## TASK OBJECTIVE:
With the images removed, repeat the data below exactly.

## AVAILABLE DATA:

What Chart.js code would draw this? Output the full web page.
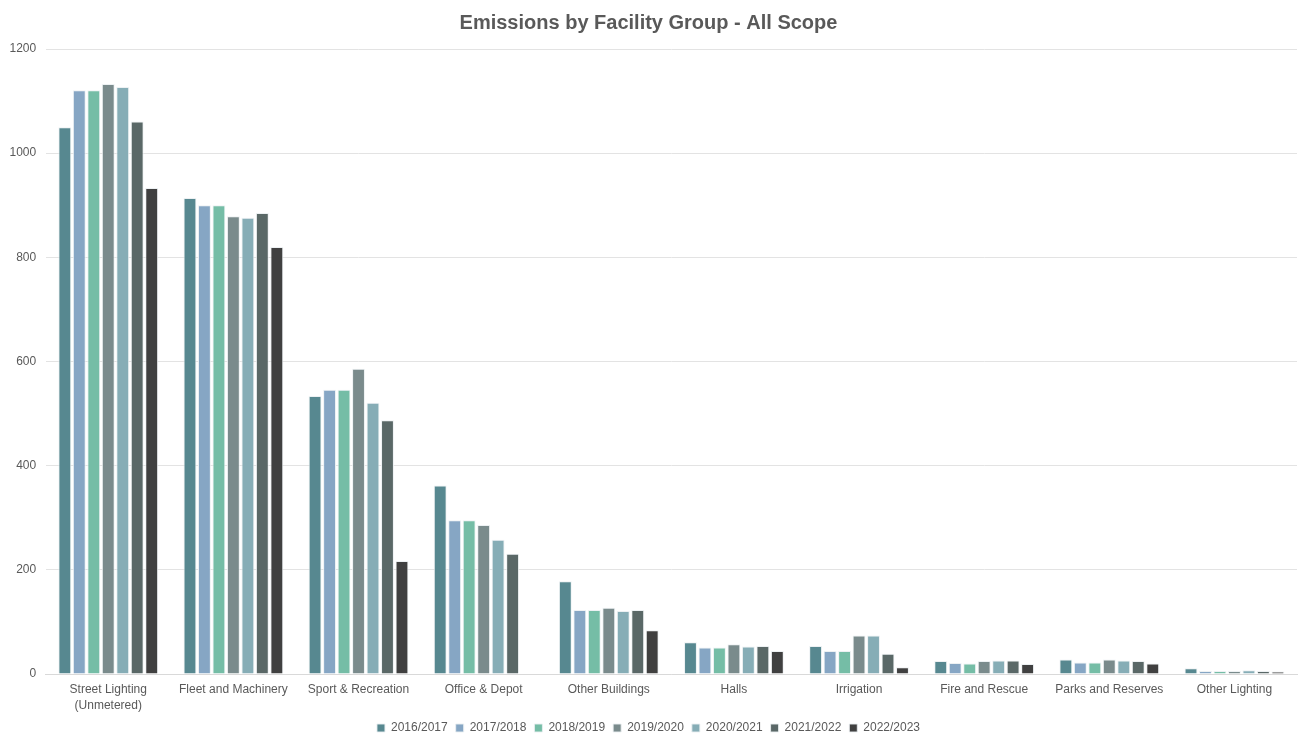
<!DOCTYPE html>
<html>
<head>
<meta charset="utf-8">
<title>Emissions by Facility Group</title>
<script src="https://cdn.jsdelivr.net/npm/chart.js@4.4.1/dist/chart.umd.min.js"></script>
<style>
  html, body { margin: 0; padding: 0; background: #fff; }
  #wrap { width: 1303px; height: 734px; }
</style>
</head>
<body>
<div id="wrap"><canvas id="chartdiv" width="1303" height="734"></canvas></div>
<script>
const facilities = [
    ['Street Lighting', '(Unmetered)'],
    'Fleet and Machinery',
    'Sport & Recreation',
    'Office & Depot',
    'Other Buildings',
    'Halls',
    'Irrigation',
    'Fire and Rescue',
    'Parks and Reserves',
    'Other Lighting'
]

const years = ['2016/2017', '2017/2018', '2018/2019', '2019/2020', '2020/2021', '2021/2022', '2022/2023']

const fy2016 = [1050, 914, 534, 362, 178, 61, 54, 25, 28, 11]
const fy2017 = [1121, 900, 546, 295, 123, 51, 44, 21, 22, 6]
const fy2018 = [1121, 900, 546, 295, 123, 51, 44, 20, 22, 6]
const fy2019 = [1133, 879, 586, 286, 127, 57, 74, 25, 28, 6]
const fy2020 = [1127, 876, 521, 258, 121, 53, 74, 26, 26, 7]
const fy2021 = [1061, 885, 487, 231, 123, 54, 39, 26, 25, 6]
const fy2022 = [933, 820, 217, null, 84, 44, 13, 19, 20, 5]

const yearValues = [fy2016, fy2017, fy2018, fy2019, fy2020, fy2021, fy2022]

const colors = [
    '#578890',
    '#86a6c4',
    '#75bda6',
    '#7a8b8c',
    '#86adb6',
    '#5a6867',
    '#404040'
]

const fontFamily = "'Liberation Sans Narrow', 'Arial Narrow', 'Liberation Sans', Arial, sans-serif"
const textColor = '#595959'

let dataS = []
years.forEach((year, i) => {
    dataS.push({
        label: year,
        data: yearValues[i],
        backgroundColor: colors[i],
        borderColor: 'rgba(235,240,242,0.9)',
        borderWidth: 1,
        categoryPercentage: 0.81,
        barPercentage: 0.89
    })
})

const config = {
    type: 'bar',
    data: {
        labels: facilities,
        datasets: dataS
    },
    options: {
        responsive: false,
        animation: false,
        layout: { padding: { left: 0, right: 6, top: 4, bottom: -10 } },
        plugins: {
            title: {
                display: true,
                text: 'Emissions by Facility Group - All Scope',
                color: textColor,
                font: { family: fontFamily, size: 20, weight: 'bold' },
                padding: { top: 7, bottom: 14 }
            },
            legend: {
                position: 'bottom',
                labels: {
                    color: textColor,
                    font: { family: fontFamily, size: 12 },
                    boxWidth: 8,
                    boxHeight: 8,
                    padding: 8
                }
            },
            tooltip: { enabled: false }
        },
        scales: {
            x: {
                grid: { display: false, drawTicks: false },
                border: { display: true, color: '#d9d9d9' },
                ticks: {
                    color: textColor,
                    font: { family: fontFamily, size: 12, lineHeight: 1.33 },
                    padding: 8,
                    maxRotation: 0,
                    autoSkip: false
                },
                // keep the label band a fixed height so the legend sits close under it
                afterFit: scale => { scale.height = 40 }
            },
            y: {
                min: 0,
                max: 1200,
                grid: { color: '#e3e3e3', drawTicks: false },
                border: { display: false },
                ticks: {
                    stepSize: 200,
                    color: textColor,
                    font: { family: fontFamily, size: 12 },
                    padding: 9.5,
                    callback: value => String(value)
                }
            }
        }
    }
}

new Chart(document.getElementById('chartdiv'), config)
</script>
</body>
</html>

## WRITTEN ANSWER:
What Chart.js code would draw this? Output the full web page.
<!DOCTYPE html>
<html>
<head>
<meta charset="utf-8">
<title>Emissions by Facility Group</title>
<script src="https://cdn.jsdelivr.net/npm/chart.js@4.4.1/dist/chart.umd.min.js"></script>
<style>
  html, body { margin: 0; padding: 0; background: #fff; }
  #wrap { width: 1303px; height: 734px; }
</style>
</head>
<body>
<div id="wrap"><canvas id="chartdiv" width="1303" height="734"></canvas></div>
<script>
const facilities = [
    ['Street Lighting', '(Unmetered)'],
    'Fleet and Machinery',
    'Sport & Recreation',
    'Office & Depot',
    'Other Buildings',
    'Halls',
    'Irrigation',
    'Fire and Rescue',
    'Parks and Reserves',
    'Other Lighting'
]

const years = ['2016/2017', '2017/2018', '2018/2019', '2019/2020', '2020/2021', '2021/2022', '2022/2023']

const fy2016 = [1050, 914, 534, 362, 178, 61, 54, 25, 28, 11]
const fy2017 = [1121, 900, 546, 295, 123, 51, 44, 21, 22, 6]
const fy2018 = [1121, 900, 546, 295, 123, 51, 44, 20, 22, 6]
const fy2019 = [1133, 879, 586, 286, 127, 57, 74, 25, 28, 6]
const fy2020 = [1127, 876, 521, 258, 121, 53, 74, 26, 26, 7]
const fy2021 = [1061, 885, 487, 231, 123, 54, 39, 26, 25, 6]
const fy2022 = [933, 820, 217, null, 84, 44, 13, 19, 20, 5]

const yearValues = [fy2016, fy2017, fy2018, fy2019, fy2020, fy2021, fy2022]

const colors = [
    '#578890',
    '#86a6c4',
    '#75bda6',
    '#7a8b8c',
    '#86adb6',
    '#5a6867',
    '#404040'
]

const fontFamily = "'Liberation Sans Narrow', 'Arial Narrow', 'Liberation Sans', Arial, sans-serif"
const textColor = '#595959'

let dataS = []
years.forEach((year, i) => {
    dataS.push({
        label: year,
        data: yearValues[i],
        backgroundColor: colors[i],
        borderColor: 'rgba(235,240,242,0.9)',
        borderWidth: 1,
        categoryPercentage: 0.81,
        barPercentage: 0.89
    })
})

const config = {
    type: 'bar',
    data: {
        labels: facilities,
        datasets: dataS
    },
    options: {
        responsive: false,
        animation: false,
        layout: { padding: { left: 0, right: 6, top: 4, bottom: -10 } },
        plugins: {
            title: {
                display: true,
                text: 'Emissions by Facility Group - All Scope',
                color: textColor,
                font: { family: fontFamily, size: 20, weight: 'bold' },
                padding: { top: 7, bottom: 14 }
            },
            legend: {
                position: 'bottom',
                labels: {
                    color: textColor,
                    font: { family: fontFamily, size: 12 },
                    boxWidth: 8,
                    boxHeight: 8,
                    padding: 8
                }
            },
            tooltip: { enabled: false }
        },
        scales: {
            x: {
                grid: { display: false, drawTicks: false },
                border: { display: true, color: '#d9d9d9' },
                ticks: {
                    color: textColor,
                    font: { family: fontFamily, size: 12, lineHeight: 1.33 },
                    padding: 8,
                    maxRotation: 0,
                    autoSkip: false
                },
                // keep the label band a fixed height so the legend sits close under it
                afterFit: scale => { scale.height = 40 }
            },
            y: {
                min: 0,
                max: 1200,
                grid: { color: '#e3e3e3', drawTicks: false },
                border: { display: false },
                ticks: {
                    stepSize: 200,
                    color: textColor,
                    font: { family: fontFamily, size: 12 },
                    padding: 9.5,
                    callback: value => String(value)
                }
            }
        }
    }
}

new Chart(document.getElementById('chartdiv'), config)
</script>
</body>
</html>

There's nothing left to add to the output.